## Short exercise:
Extract only the first line of the listing and every line after it up to and including the one with "0.090, 0.055, 0.047]". Omit the pictures.
___ Data lines ___
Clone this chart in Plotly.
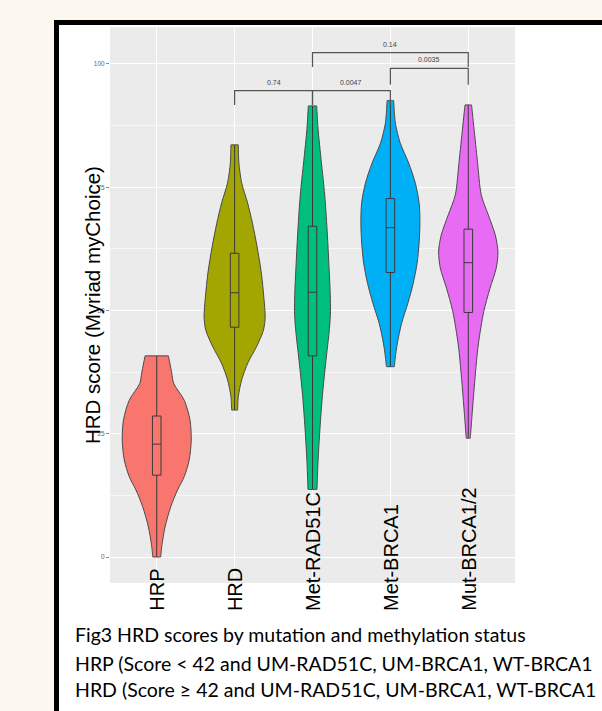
import plotly.graph_objects as go

# ---------------- data ----------------
categories = ["HRP", "HRD", "Met-RAD51C", "Met-BRCA1", "Mut-BRCA1/2"]
colors = ["#F8766D", "#A3A500", "#00BF7D", "#00B0F6", "#E76BF3"]

# violin density profiles: score levels (bottom -> top) and half-widths (category units)
hrp_levels = [0.0, 2.1, 6.1, 10.2, 13.6, 16.3, 19.7, 23.7, 27.8, 31.8, 35.2, 37.3, 40.8]
hrp_width = [0.051, 0.064, 0.107, 0.180, 0.267, 0.353, 0.417, 0.443, 0.427, 0.353, 0.218, 0.193, 0.150]

hrd_levels = [29.8, 32.5, 35.9, 39.4, 42.6, 46.0, 48.7, 52.7, 57.6, 62.9, 67.7, 71.8, 75.9, 79.9, 83.6]
hrd_width = [0.039, 0.047, 0.090, 0.171, 0.279, 0.370, 0.392, 0.375, 0.343, 0.289, 0.229, 0.167, 0.090, 0.055, 0.047]

rad51c_levels = [13.7, 19.3, 26.1, 32.9, 39.6, 46.4, 49.8, 53.1, 59.9, 66.7, 73.4, 80.2, 86.9, 91.5]
rad51c_width = [0.058, 0.071, 0.096, 0.128, 0.171, 0.218, 0.231, 0.228, 0.209, 0.186, 0.157, 0.113, 0.071, 0.054]

brca1_levels = [38.6, 40.6, 43.4, 47.4, 51.5, 55.5, 59.6, 63.6, 67.7, 71.7, 75.8, 79.9, 83.9, 88.0, 92.6]
brca1_width = [0.051, 0.064, 0.090, 0.144, 0.225, 0.293, 0.343, 0.368, 0.379, 0.370, 0.321, 0.235, 0.128, 0.064, 0.042]

mut_levels = [24.1, 29.3, 36.2, 43.0, 49.8, 54.5, 58.6, 61.9, 65.3, 69.4, 73.4, 80.2, 87.0, 91.7]
mut_width = [0.026, 0.051, 0.086, 0.128, 0.199, 0.279, 0.359, 0.381, 0.347, 0.257, 0.167, 0.118, 0.073, 0.042]

# box statistics
box_min = [0.0, 29.8, 13.7, 38.6, 24.1]
box_q1 = [16.6, 46.6, 40.8, 57.7, 49.6]
box_median = [22.9, 53.6, 53.7, 66.8, 59.7]
box_q3 = [28.6, 61.6, 67.1, 72.7, 66.5]
box_max = [40.8, 83.6, 91.5, 92.6, 91.7]

# significance brackets
sig_left = [2, 3, 4, 3]
sig_right = [3, 4, 5, 5]
sig_y = [94.6, 94.6, 99.1, 102.3]
sig_tip = [91.7, 91.7, 95.8, 99.4]
sig_label = ["0.74", "0.0047", "0.0035", "0.14"]
sig_label_y = [96.2, 96.2, 101.0, 103.9]

y_ticks = [0, 25, 50, 75, 100]
y_minor = [12.5, 37.5, 62.5, 87.5]
y_title = "HRD score (Myriad myChoice)"
caption_lines = [
    "Fig3 HRD scores by mutation and methylation status",
    "HRP (Score < 42 and UM-RAD51C, UM-BRCA1, WT-BRCA1",
    "HRD (Score ≥ 42 and UM-RAD51C, UM-BRCA1, WT-BRCA1",
]

profiles = [
    (hrp_levels, hrp_width),
    (hrd_levels, hrd_width),
    (rad51c_levels, rad51c_width),
    (brca1_levels, brca1_width),
    (mut_levels, mut_width),
]

# ---------------- figure ----------------
W, H = 602, 711
ML, MR, MT, MB = 110, 87, 27, 128
pw, ph = W - ML - MR, H - MT - MB
XR = [0.4, 5.6]
YR = [-5.27, 107.5]


def px2paper_x(px):
    return (px - ML) / pw


def px2paper_y(py):
    return (H - MB - py) / ph


fig = go.Figure()

for i, (lev, wid) in enumerate(profiles):
    c = i + 1
    right = [(c + w, v) for w, v in zip(wid, lev)]
    left = [(c - w, v) for w, v in zip(reversed(wid), reversed(lev))]
    # repeat the trimmed ends so the spline keeps flat, sharp-cornered ends
    pts = [right[0]] + right + [right[-1]] + [left[0]] + left + [left[-1], right[0]]
    fig.add_trace(go.Scatter(
        x=[p[0] for p in pts], y=[p[1] for p in pts], mode="lines", fill="toself",
        fillcolor=colors[i],
        line=dict(color="#4a4a4a", width=1, shape="spline", smoothing=0.8, simplify=False),
        showlegend=False, hoverinfo="skip"))

for i in range(len(categories)):
    fig.add_trace(go.Box(
        x=[i + 1], q1=[box_q1[i]], median=[box_median[i]], q3=[box_q3[i]],
        lowerfence=[box_min[i]], upperfence=[box_max[i]],
        width=0.11, whiskerwidth=0, fillcolor="rgba(0,0,0,0)",
        line=dict(color="#3a3a3a", width=1), boxpoints=False,
        xaxis="x2", yaxis="y2", showlegend=False, hoverinfo="skip"))

for l, r, yb, yt in zip(sig_left, sig_right, sig_y, sig_tip):
    fig.add_trace(go.Scatter(
        x=[l, l, r, r], y=[yt, yb, yb, yt], mode="lines", xaxis="x2", yaxis="y2",
        line=dict(color="#555555", width=1.2), showlegend=False, hoverinfo="skip"))

annotations = []
for l, r, lab, ly in zip(sig_left, sig_right, sig_label, sig_label_y):
    annotations.append(dict(x=(l + r) / 2, y=ly, xref="x", yref="y", text=lab,
                            showarrow=False, font=dict(size=7, color="#444444",
                                                       family="Liberation Sans, Arial")))

for i, cat in enumerate(categories):
    annotations.append(dict(x=i + 1, y=px2paper_y(613), xref="x", yref="paper", text=cat,
                            textangle=-90, showarrow=False, xanchor="center", yanchor="bottom",
                            font=dict(size=20, color="black", family="Liberation Sans, Arial")))

annotations.append(dict(x=px2paper_x(92), y=0.5, xref="paper", yref="paper", text=y_title,
                        textangle=-90, showarrow=False, xanchor="center", yanchor="middle",
                        font=dict(size=20.5, color="black", family="Liberation Sans, Arial")))

cap_y = [634, 663, 689]
for line, cy in zip(caption_lines, cap_y):
    annotations.append(dict(x=px2paper_x(72.5), y=px2paper_y(cy), xref="paper", yref="paper",
                            text=line, showarrow=False, xanchor="left", yanchor="middle",
                            font=dict(size=19.5, color="black", family="Lato, Carlito, Calibri")))

shapes = [
    dict(type="rect", xref="paper", yref="paper", layer="below",
         x0=px2paper_x(56.5), x1=px2paper_x(800), y0=px2paper_y(900), y1=px2paper_y(22.5),
         fillcolor="white", line=dict(color="black", width=5)),
    dict(type="rect", xref="paper", yref="paper", layer="below",
         x0=0, x1=1, y0=0, y1=1, fillcolor="#EBEBEB", line=dict(width=0)),
]

fig.update_layout(
    width=W, height=H,
    margin=dict(l=ML, r=MR, t=MT, b=MB, pad=0),
    paper_bgcolor="#FCF7EF",
    plot_bgcolor="rgba(0,0,0,0)",
    annotations=annotations,
    shapes=shapes,
    showlegend=False,
    xaxis=dict(range=XR, tickvals=[1, 2, 3, 4, 5], showticklabels=False, ticks="",
               showgrid=True, gridcolor="white", gridwidth=1, zeroline=False, showline=False),
    yaxis=dict(range=YR, tickvals=y_ticks, ticks="outside", ticklen=3,
               tickcolor="#888888", tickwidth=1,
               tickfont=dict(size=6.5, color="#666666", family="Liberation Sans, Arial"),
               showgrid=True, gridcolor="white", gridwidth=1, zeroline=False, showline=False,
               minor=dict(tickvals=y_minor, showgrid=True, gridcolor="#F7F7F7",
                          gridwidth=0.6, ticks="")),
    xaxis2=dict(range=XR, overlaying="x", visible=False),
    yaxis2=dict(range=YR, overlaying="y", visible=False),
)

fig.write_html("out.html", config={"displayModeBar": False},
               post_script="document.body.style.margin='0';")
___
## Task answer:
Clone this chart in Plotly.
import plotly.graph_objects as go

# ---------------- data ----------------
categories = ["HRP", "HRD", "Met-RAD51C", "Met-BRCA1", "Mut-BRCA1/2"]
colors = ["#F8766D", "#A3A500", "#00BF7D", "#00B0F6", "#E76BF3"]

# violin density profiles: score levels (bottom -> top) and half-widths (category units)
hrp_levels = [0.0, 2.1, 6.1, 10.2, 13.6, 16.3, 19.7, 23.7, 27.8, 31.8, 35.2, 37.3, 40.8]
hrp_width = [0.051, 0.064, 0.107, 0.180, 0.267, 0.353, 0.417, 0.443, 0.427, 0.353, 0.218, 0.193, 0.150]

hrd_levels = [29.8, 32.5, 35.9, 39.4, 42.6, 46.0, 48.7, 52.7, 57.6, 62.9, 67.7, 71.8, 75.9, 79.9, 83.6]
hrd_width = [0.039, 0.047, 0.090, 0.171, 0.279, 0.370, 0.392, 0.375, 0.343, 0.289, 0.229, 0.167, 0.090, 0.055, 0.047]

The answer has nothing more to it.